Clang requires us to load LLVM for OpenMP runtime libraries.:
. /opt/spack/share/spack/setup-env.sh && spack load llvmCUDA for the cuda runtime.:
. /opt/spack/share/spack/setup-env.sh && spack load cudaHIP for the hip runtime and llvm-amdgpu runtime libraries.:
. /opt/spack/share/spack/setup-env.sh && spack load hip llvm-amdgpuSYCL requires us to run setupvars.sh:
source /opt/view/setvars.sh
Windows / MacOS¶
Windows and MacOS build / run parameters can be configured directly in azure-pipelines.yml
. CMake options can be configured with CMAKE_EXTRA_FLAGS
for each job. The -j
value can also be edited directly in the Azure script
definitions for each job.
The commands executed to configure, build, and test RAJA for each
pipeline in Azure are located in the RAJA/Dockerfile file.
Each pipeline section begins with a line that ends with AS ...
where the ellipses in the name of a build-test pipeline. The name label
matches an entry in the Docker test matrix in the
RAJA/azure-pipelines.yml
file mentioned above.
RAJA Performance Suite CI Tasks¶
The RAJA Performance Suite project CI testing processes, directory/file structure, and dependencies are nearly identical to that for RAJA, which is described in Continuous Integration (CI) Testing. Specifically,
- The RAJA Performance Suite GitLab CI process is driven by the RAJAPerf/.gitlab-ci.yml file.
- The
<resource>-jobs.yml
and<resource>-templates.yml
files reside in the RAJAPerf/.gitlab directory.- The
build_and_test.sh
script resides in the RAJAPerf/scripts/gitlab directory.- The RAJAPerf/Dockerfile drives the Azure testing pipelines.
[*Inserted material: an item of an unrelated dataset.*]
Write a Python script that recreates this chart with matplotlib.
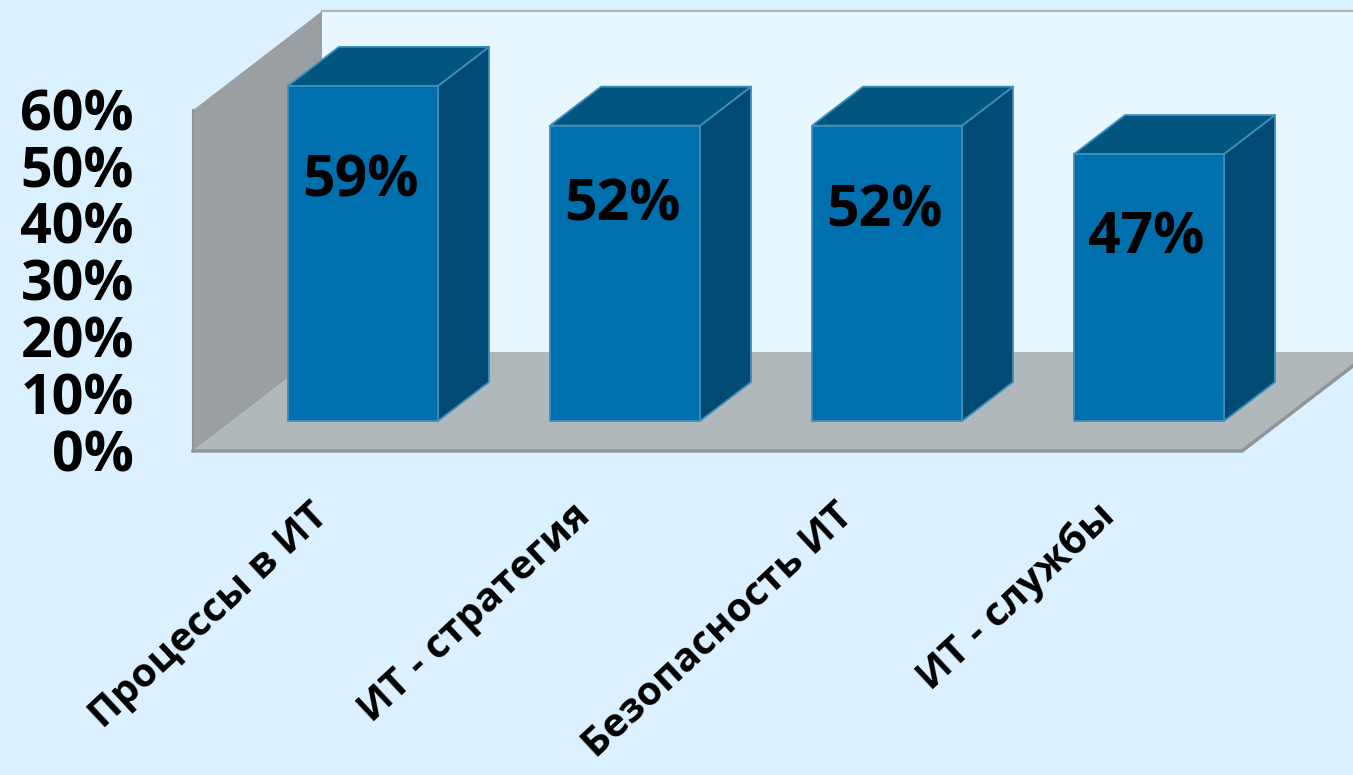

The main difference is that for GitLab CI, is that the Performance Suite uses
the RAJA submodules for uberenv
and radiuss-spack-configs
located in
the RAJA submodule to avoid redundant submodules. This is reflected in the
RAJAPerf/.uberenv_config.json
file which point at the relevant RAJA submodule locations.
Apart from this minor difference, all CI maintenance and development tasks for the RAJA Performance Suite follow the guidance in Continuous Integration (CI) Testing Maintenance Tasks.